— Exercise brief —
Return the listing below exactly, with the pictures dropped.

— Information shown —
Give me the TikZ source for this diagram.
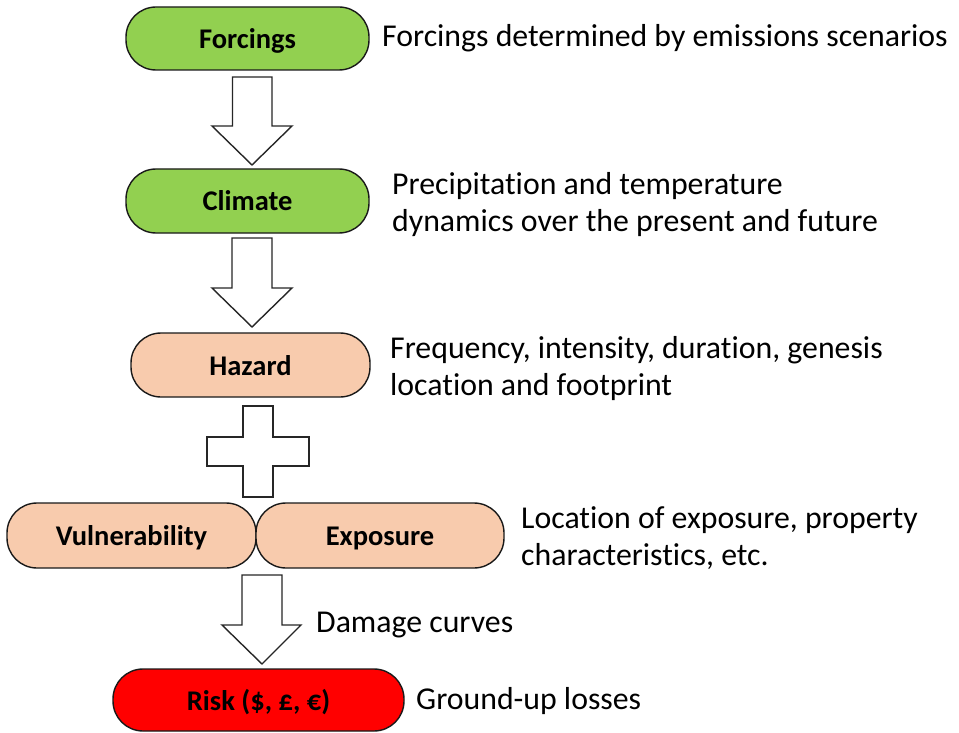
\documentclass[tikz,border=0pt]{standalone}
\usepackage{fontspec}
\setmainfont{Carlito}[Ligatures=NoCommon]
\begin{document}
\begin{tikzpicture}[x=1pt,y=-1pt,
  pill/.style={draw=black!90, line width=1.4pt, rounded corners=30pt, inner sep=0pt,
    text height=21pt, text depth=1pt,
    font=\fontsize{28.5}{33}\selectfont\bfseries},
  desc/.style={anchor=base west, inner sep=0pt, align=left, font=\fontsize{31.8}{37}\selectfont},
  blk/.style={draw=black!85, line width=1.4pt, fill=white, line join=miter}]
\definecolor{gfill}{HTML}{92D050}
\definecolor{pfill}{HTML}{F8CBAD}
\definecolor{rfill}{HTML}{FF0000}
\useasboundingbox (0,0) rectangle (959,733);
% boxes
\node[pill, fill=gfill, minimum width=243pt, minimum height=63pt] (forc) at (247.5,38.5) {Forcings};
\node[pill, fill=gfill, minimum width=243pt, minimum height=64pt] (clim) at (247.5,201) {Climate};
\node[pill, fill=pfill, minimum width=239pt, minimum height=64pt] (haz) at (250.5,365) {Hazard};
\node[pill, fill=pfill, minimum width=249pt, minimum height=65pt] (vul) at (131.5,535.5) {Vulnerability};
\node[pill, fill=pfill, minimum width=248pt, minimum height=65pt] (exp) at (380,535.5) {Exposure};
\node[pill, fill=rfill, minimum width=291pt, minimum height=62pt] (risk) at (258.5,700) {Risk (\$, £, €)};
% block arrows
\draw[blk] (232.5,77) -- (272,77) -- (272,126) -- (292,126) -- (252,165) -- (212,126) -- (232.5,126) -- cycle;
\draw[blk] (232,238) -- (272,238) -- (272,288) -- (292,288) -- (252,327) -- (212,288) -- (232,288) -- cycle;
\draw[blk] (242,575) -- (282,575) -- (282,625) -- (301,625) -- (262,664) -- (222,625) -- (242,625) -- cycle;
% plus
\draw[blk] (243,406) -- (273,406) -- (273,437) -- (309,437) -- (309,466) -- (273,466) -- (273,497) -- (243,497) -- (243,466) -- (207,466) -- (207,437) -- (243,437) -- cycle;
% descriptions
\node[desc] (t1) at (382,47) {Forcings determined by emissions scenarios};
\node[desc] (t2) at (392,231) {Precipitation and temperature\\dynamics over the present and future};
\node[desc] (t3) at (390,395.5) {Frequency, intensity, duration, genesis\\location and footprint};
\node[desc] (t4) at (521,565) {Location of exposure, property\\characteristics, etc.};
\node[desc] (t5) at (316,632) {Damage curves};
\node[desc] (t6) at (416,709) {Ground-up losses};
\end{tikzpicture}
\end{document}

— Result —
Give me the TikZ source for this diagram.
\documentclass[tikz,border=0pt]{standalone}
\usepackage{fontspec}
\setmainfont{Carlito}[Ligatures=NoCommon]
\begin{document}
\begin{tikzpicture}[x=1pt,y=-1pt,
  pill/.style={draw=black!90, line width=1.4pt, rounded corners=30pt, inner sep=0pt,
    text height=21pt, text depth=1pt,
    font=\fontsize{28.5}{33}\selectfont\bfseries},
  desc/.style={anchor=base west, inner sep=0pt, align=left, font=\fontsize{31.8}{37}\selectfont},
  blk/.style={draw=black!85, line width=1.4pt, fill=white, line join=miter}]
\definecolor{gfill}{HTML}{92D050}
\definecolor{pfill}{HTML}{F8CBAD}
\definecolor{rfill}{HTML}{FF0000}
\useasboundingbox (0,0) rectangle (959,733);
% boxes
\node[pill, fill=gfill, minimum width=243pt, minimum height=63pt] (forc) at (247.5,38.5) {Forcings};
\node[pill, fill=gfill, minimum width=243pt, minimum height=64pt] (clim) at (247.5,201) {Climate};
\node[pill, fill=pfill, minimum width=239pt, minimum height=64pt] (haz) at (250.5,365) {Hazard};
\node[pill, fill=pfill, minimum width=249pt, minimum height=65pt] (vul) at (131.5,535.5) {Vulnerability};
\node[pill, fill=pfill, minimum width=248pt, minimum height=65pt] (exp) at (380,535.5) {Exposure};
\node[pill, fill=rfill, minimum width=291pt, minimum height=62pt] (risk) at (258.5,700) {Risk (\$, £, €)};
% block arrows
\draw[blk] (232.5,77) -- (272,77) -- (272,126) -- (292,126) -- (252,165) -- (212,126) -- (232.5,126) -- cycle;
\draw[blk] (232,238) -- (272,238) -- (272,288) -- (292,288) -- (252,327) -- (212,288) -- (232,288) -- cycle;
\draw[blk] (242,575) -- (282,575) -- (282,625) -- (301,625) -- (262,664) -- (222,625) -- (242,625) -- cycle;
% plus
\draw[blk] (243,406) -- (273,406) -- (273,437) -- (309,437) -- (309,466) -- (273,466) -- (273,497) -- (243,497) -- (243,466) -- (207,466) -- (207,437) -- (243,437) -- cycle;
% descriptions
\node[desc] (t1) at (382,47) {Forcings determined by emissions scenarios};
\node[desc] (t2) at (392,231) {Precipitation and temperature\\dynamics over the present and future};
\node[desc] (t3) at (390,395.5) {Frequency, intensity, duration, genesis\\location and footprint};
\node[desc] (t4) at (521,565) {Location of exposure, property\\characteristics, etc.};
\node[desc] (t5) at (316,632) {Damage curves};
\node[desc] (t6) at (416,709) {Ground-up losses};
\end{tikzpicture}
\end{document}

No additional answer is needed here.